Bert Wilson

The fans of Wrigley Field rank among the most devoted in baseball, and no one could have personified them better in the 1940s and 1950s than Bert Wilson.

Born Bert Bertram Puckett in Ohio, Wilson was a vocal and trumpet performance student at the University of Iowa. As a 20-year old, Wilson volunteered as an engineer for Cedar Rapids, Iowa, station WMT and convinced them to carry local baseball games. He sat on a housetop across the street from center field to deliver the play-by-play.

In 1943, WIND broadcaster Pat Flanagan sought an assistant for Cubs games, and Wilson auditioned. Wilson, despite a bout with laryngitis, “managed to talk his way into a job,” according to WIND press releases. After Flanagan retired, the new hire Wilson took over full game-by-game responsibilities for the 1944 campaign.

Soon it was clear that the Cubs couldn’t have asked for a better ambassador. His most famous phrase was, “I don’t care who wins, as long as it’s the Cubs!” along with “It’s a beautiful day in Chicago” and “Bring on the Bears.” The North Siders were woeful in Wilson’s debut, starting 1-13, but things turned around the following year. In the fall of 1945, young Wilson became the most recent voice of a Cubs World Series.

“He was always around the players, always at the park. He did his homework, he knew his baseball."

Jack Brickhouse, recipient of the 1983 Frick Award

The Cubs lost the Series and struggled in the following years, but Wilson – always with a pencil in hand – never wavered in his love for the home team. He loved to describe the charms of the Friendly Confines saying, “There isn’t a bad seat in the house,” and loved to talk about the team’s promising young prospects.

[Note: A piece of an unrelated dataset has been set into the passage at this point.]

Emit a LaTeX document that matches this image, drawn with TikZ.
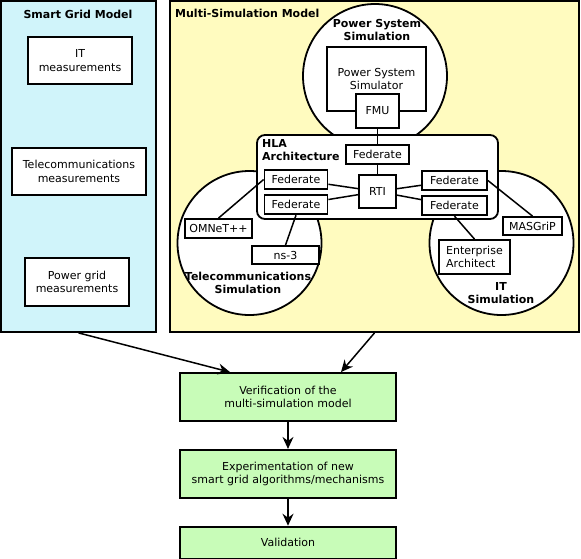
\documentclass[tikz,border=0pt]{standalone}
\usepackage{fontspec}
\setmainfont{DejaVu Sans}
\usetikzlibrary{%
  positioning, arrows.meta, shapes.geometric, calc
}
\usepackage{xcolor}
\definecolor{gridblue}{HTML}{D0F4FA}
\definecolor{simyellow}{HTML}{FFFBBF}
\definecolor{stepgreen}{HTML}{C8FCB8}
\tikzstyle{mbox} = [%
  rectangle,
  draw=black,
  line width=1.8pt,
  fill=white,
  align=center,
  text centered,
  inner sep=1pt
]
\tikzstyle{simcircle} = [%
  circle,
  draw=black,
  line width=1.8pt,
  fill=white,
  minimum size=144pt,
  inner sep=0pt
]

\begin{document}
\begin{tikzpicture}[%
  x=1pt, y=-1pt,
  every node/.style={%
    font=\fontsize{11}{13.5}\selectfont
  },
  panel/.style={draw=black,line width=1.8pt,inner sep=0pt},
  heading/.style={font=\fontsize{11}{13}\selectfont\bfseries,align=center,inner sep=0pt},
  fed/.style={mbox,minimum width=63pt,minimum height=19pt},
  stepbox/.style={mbox,fill=stepgreen,minimum width=216pt},
  link/.style={line width=1.5pt},
  flow/.style={line width=1.5pt,-{Stealth[length=12pt,width=11pt,inset=4pt]}}
]
  \useasboundingbox (0,0) rectangle (581,558);

  % Panels
  \node[panel,fill=gridblue,minimum width=155pt,minimum height=331pt] (sgm) at (78.5,166.5) {};
  \node[panel,fill=simyellow,minimum width=409pt,minimum height=331pt] (msm) at (374.5,166.5) {};
  \node[heading] (sgmtitle) at (78,14) {Smart Grid Model};
  \node[heading,anchor=west] (msmtitle) at (175,13) {Multi-Simulation Model};

  % Measurements
  \node[mbox,minimum width=104pt,minimum height=47pt] (itm) at (80,60.5) {IT\\measurements};
  \node[mbox,minimum width=134pt,minimum height=47pt] (telm) at (79,171.5) {Telecommunications\\measurements};
  \node[mbox,minimum width=104pt,minimum height=48pt] (pwm) at (77,282) {Power grid\\measurements};

  % Simulations
  \node[simcircle] (pss) at (375,76) {};
  \node[simcircle] (tels) at (249.5,243) {};
  \node[simcircle] (its) at (501.5,243) {};
  \node[heading] (psstitle) at (377,30) {Power System\\Simulation};
  \node[mbox,minimum width=99pt,minimum height=64pt] (psim) at (376.5,79) {Power System\\Simulator};
  \node[mbox,minimum width=43pt,minimum height=34pt] (fmu) at (377.5,111) {FMU};

  % HLA
  \node[mbox,rounded corners=8pt,minimum width=241pt,minimum height=84pt] (hla) at (377.5,177) {};
  \node[heading,align=left,anchor=north west] (hlatitle) at (262,139.5) {HLA\\Architecture};
  \node[fed] (fedtop) at (377.5,154.5) {Federate};
  \node[mbox,minimum width=37pt,minimum height=33pt] (rti) at (377.5,191.5) {RTI};
  \node[fed] (fedl1) at (296,179.5) {Federate};
  \node[fed,below=4.5pt of fedl1] (fedl2) {Federate};
  \node[fed,minimum width=65pt] (fedr1) at (454.5,180.5) {Federate};
  \node[fed,minimum width=65pt,below=4.5pt of fedr1] (fedr2) {Federate};

  % Simulators
  \node[mbox,minimum width=67pt,minimum height=19pt] (omnet) at (218.5,228.5) {OMNeT++};
  \node[mbox,minimum width=67pt,minimum height=18pt] (ns3) at (285.5,255) {ns-3};
  \node[mbox,minimum width=59pt,minimum height=18pt] (masgrip) at (532.5,226) {MASGriP};
  \node[mbox,align=left,minimum width=71pt,minimum height=34pt] (ea) at (474.5,257) {Enterprise\\Architect};
  \node[heading] (telstitle) at (248,283) {Telecommunications\\Simulation};
  \node[heading] (itstitle) at (501,293) {IT\\Simulation};

  % Process
  \node[stepbox,minimum height=48pt] (ver) at (288,397) {Verification of the\\multi-simulation model};
  \node[stepbox,minimum height=48pt,below=27pt of ver] (exp) {Experimentation of new\\smart grid algorithms/mechanisms};
  \node[stepbox,minimum height=32pt,below=27pt of exp] (val) {Validation};

  % Links
  \draw[link] (fmu) -- (fedtop);
  \draw[link] (fedtop) -- (rti);
  \draw[link] (fedl1) -- (rti);
  \draw[link] (fedl2) -- (rti);
  \draw[link] (rti) -- (fedr1);
  \draw[link] (rti) -- (fedr2);
  \draw[link] (fedl1.west) -- (omnet.north);
  \draw[link] (fedl2.south) -- (ns3.north);
  \draw[link] (fedr1.east) -- (masgrip.north);
  \draw[link] (fedr2.south) -- (ea.north);

  % Flow
  \draw[flow] (sgm.south) -- ([xshift=-58pt]ver.north);
  \draw[flow] (msm.south) -- ([xshift=53pt]ver.north);
  \draw[flow] (ver) -- (exp);
  \draw[flow] (exp) -- (val);

\end{tikzpicture}
\end{document}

“He was always around the players, always at the park,” said Frick Award winner Jack Brickhouse. “He did his homework, he knew his baseball. You could have buried him at Wrigley Field.”

And for 12 years, Wilson called thousands of games by himself.

“How he ever did it, I don’t know,” remarked fellow Frick Award winner By Saam. “Maybe he had more stamina than the rest of us. Maybe he just loved the game more.”

Wilson relayed the game he loved through the 1955 campaign, when he was signed away by the Reds to call their games at Crosley Field. He would never get the chance, however, passing away in November from heart failure at his home in Mesa, Ariz. He was 44 years old.